Wednesday, May 5, 2010

lovepeaceaging

you may or may not but definitely should be aware that my birthday is coming up in approximately 5 days. birthdays always shoot me for a loop and give me some unwelcome and paralyzing perspective. this is the account of such perspective:

today i was at my favorite place within my favorite place, which is the tcby within the mall. i went because they now have soft serve butter pecan frozen yogurt. not the point.

the point is that the man helping me was 40 and working at tcby. when i ordered the butter pecan he asked if i had had it before and i said no and he said it is totally so good. and i smiled and in my head i said oh man that guy likes his job way too much. and the fear struck.

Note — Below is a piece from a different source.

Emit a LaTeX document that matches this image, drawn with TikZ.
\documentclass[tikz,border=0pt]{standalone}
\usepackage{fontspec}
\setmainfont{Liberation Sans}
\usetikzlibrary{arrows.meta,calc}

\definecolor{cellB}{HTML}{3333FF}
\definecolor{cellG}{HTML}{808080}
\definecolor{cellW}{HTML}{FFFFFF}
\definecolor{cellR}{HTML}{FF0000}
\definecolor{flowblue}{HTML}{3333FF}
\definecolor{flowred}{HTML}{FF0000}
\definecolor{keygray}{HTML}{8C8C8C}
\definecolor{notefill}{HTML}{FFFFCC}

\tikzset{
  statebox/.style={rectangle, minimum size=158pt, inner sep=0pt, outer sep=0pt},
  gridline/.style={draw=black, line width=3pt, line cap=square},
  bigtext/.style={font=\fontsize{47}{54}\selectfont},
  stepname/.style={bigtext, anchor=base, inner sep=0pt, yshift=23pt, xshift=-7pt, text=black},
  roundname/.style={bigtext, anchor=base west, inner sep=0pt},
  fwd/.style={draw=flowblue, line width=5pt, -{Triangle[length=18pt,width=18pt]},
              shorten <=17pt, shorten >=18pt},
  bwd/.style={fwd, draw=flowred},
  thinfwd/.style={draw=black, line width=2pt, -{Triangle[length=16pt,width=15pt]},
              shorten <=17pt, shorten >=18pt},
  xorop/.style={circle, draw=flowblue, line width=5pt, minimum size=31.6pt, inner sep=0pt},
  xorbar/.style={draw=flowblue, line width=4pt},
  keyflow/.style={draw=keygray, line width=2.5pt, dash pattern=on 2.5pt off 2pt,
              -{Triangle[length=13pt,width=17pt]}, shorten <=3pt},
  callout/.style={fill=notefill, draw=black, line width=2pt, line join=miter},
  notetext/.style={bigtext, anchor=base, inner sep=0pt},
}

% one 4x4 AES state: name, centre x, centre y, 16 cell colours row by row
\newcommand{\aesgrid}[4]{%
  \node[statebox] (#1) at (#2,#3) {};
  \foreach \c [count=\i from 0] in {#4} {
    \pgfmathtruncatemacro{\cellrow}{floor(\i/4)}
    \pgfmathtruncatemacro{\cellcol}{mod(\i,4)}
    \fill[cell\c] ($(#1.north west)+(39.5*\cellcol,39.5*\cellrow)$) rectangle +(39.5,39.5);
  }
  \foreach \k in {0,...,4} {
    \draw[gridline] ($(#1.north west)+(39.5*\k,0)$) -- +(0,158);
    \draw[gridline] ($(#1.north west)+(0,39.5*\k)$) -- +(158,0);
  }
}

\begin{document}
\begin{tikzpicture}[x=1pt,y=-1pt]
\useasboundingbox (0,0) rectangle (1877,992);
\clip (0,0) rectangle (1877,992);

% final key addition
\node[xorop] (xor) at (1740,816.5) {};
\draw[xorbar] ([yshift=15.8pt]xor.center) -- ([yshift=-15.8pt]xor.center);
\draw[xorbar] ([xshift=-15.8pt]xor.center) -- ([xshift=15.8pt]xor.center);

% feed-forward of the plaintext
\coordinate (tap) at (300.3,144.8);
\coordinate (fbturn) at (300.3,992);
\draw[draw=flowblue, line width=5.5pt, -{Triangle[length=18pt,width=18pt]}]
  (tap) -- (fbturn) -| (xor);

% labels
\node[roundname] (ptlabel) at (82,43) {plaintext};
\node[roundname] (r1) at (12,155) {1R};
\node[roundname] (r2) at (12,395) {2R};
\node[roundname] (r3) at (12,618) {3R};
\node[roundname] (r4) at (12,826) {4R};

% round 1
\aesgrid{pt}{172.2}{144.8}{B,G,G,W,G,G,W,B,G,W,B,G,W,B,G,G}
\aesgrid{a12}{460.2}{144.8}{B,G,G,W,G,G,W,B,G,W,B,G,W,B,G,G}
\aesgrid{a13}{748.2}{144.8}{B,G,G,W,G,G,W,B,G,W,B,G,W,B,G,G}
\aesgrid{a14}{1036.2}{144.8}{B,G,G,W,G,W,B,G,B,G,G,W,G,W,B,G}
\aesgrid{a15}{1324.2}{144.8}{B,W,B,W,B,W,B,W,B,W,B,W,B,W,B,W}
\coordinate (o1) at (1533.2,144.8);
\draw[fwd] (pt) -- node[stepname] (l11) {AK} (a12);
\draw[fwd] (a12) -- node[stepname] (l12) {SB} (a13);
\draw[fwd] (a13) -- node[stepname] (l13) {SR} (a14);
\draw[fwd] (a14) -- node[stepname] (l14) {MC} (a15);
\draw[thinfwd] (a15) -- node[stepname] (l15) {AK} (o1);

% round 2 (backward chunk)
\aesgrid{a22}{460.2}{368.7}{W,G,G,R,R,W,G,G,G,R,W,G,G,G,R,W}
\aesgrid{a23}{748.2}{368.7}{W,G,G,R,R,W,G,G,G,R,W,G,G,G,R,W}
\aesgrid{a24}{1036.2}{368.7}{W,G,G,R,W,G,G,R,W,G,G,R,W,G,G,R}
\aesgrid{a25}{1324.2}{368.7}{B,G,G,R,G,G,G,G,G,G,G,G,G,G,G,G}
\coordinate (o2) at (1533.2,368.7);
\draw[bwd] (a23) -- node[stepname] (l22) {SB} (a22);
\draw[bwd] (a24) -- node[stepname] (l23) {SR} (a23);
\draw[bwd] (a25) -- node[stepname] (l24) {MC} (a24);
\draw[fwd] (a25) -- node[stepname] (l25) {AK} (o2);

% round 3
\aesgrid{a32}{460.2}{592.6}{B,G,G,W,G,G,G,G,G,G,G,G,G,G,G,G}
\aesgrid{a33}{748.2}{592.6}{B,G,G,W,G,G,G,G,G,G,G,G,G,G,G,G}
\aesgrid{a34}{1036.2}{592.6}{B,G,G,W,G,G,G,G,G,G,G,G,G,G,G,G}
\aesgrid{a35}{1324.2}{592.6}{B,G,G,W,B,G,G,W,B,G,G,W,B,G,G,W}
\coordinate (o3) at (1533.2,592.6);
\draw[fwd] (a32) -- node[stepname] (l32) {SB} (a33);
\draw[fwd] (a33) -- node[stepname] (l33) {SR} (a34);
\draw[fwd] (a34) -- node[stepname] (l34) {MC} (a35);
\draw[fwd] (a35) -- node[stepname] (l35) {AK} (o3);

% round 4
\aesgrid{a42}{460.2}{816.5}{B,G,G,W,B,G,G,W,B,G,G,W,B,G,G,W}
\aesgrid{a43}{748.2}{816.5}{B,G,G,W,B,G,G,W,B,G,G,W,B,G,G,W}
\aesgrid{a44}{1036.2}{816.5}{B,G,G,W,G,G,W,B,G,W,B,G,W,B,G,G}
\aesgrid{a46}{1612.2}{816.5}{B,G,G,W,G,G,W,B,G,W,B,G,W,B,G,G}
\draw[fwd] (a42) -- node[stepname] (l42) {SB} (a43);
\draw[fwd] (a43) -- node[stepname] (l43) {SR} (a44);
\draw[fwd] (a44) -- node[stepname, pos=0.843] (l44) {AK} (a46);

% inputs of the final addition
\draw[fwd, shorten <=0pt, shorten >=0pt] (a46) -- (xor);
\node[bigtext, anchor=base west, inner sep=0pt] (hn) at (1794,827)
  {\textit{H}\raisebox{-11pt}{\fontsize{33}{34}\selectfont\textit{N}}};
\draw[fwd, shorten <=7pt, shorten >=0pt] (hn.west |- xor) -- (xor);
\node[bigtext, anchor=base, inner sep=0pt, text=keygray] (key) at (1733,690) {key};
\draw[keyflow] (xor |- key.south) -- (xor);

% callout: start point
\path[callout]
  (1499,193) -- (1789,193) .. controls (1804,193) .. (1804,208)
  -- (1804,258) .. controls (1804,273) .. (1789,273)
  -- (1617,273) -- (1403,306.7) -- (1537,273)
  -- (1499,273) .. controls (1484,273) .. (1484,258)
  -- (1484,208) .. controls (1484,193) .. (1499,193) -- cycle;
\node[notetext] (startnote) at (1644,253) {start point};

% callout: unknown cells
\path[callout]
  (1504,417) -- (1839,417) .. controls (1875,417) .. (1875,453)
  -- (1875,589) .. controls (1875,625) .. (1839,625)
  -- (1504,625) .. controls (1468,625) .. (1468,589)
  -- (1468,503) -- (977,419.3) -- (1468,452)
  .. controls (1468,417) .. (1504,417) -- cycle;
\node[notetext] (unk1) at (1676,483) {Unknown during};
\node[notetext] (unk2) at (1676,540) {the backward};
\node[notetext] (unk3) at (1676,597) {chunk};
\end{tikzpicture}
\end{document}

what if i like MY job too much? so i dont leave? ever? granted 40 is not 21 and tcby is not the gap, but fear does not listen to reason.

i know that it was only recently that i carried on about my bright but partially undecided future so if you want to stop reading now (traitor) i will (not) forgive you.

i identified the problem with my future fears (fears about the future, not fears i expect to have at a later date) and this is the problem: unrealistic comparisons.

exhibit a: bob at tcby.

exhibit b: a friend of a friend just bought a house and she is 27 and i practically revere her for it. then came the fear. i felt behind because i dont have a house. then haley told me that 21 isnt 27. valid point.

exhibit c: amanda seyfried is 24 and she has a dog and she takes him on walks all over the city and i know this because us weekly always sees them out on walks and takes pictures. and so the fear strikes. if she can have a dog then i can have a dog, notwithstanding the fact that she is a (beautiful and talented and also my favorite) movie star and can afford to live in an apartment where dogs are allowed or she could buy herself a palace.

oh no she could buy herself a palace. and cue the fear. i should save my money so i can buy me and my dog a palace when i am 24.

or i could not save my money and instead invest in some retail therapy to overcome (or temporarily block out) my fears. which is the one i choose because this currently resides at banana and i cant wait to own it.



umm also are you aware that catalog is the preferred spelling over catalogue in america? blogspot tried to inform me that catalogue isnt a word. but that is false.